Напомним, что символисты именно через мотив «зеркала» пытались передать трудно уловимую суть взаимодействия мира видимого (бытового) и духовно-сущностного (ноуменального). У мэтра символистов В. Брюсова есть рассказ «В зеркале» (1903), где героиня (подобно Джесси у Грина), установив зеркала, целые дни проводила «среди перекрещивающихся миров». У А. Белого тоже возникает мотив «зеркала»: во второй «Симфонии» – это своего рода знак, намекающий на существование другого мира (причем в жизни герой – одно, а в зеркале – другое); в повести «Возврат» (третья «Симфония») это символ многократного повторения неизменяемого, по сути, лика реального мира – не способного к соединению с миром ноуменальным, таинственным, неуловимым. Во всех случаях так или иначе речь шла (как у Грина) об отражении двухбытийности, двойственности явлений бытия и жизни героев.

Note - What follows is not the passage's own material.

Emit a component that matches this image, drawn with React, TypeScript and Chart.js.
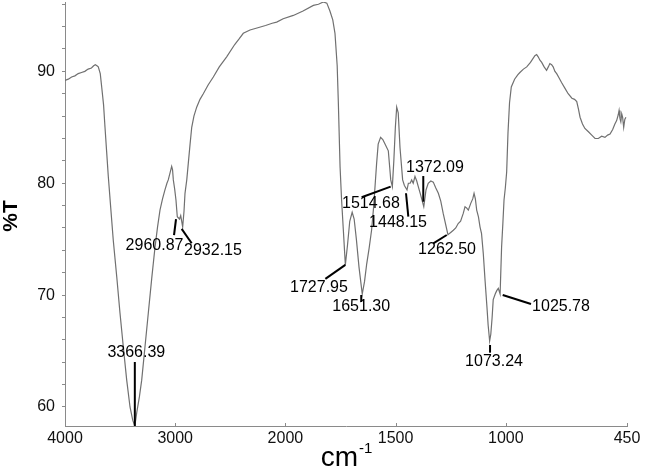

А. С. Грин, быть может, единственный писатель, кто в конце 20-х годов всерьез стремился использовать поэтику символизма (выросшего на основе романтизма). Особенно это касалось поисков своего ракурса отражения жизни. В романе «Джесси и Моргиана» в этом отношении показателен эпизод, где писатель разъясняет, как надо было нарисовать «случай с Годивой»: не ее мучения от холода и стыда, а «внутренность дома с закрытыми ставнями, где в трепете и негодовании… столпились жильцы; они молчат насупясь; один из них говорит рукой: „Ни слова об этом. Тс-с!“ Но в щель ставни проник бледный луч света. Это и есть Го дива». Таким методом пользовался и сам А. Грин. По воспоминаниям писателя Л. И. Борисова, летом 1928 г., когда Грин приехал в Ленинград пристраивать свой роман, он сказал ему: «Следует показывать жизнь такой, какая она есть в твоем умении ее показывать». И затем добавил: «Вот выйдет, Бог даст, моя новая книга, и в этой книге я рекомендую вам прочесть особенно внимательно… то место, где у меня написано о леди Годнее» (Воспоминания об Александре Грине… С. 277).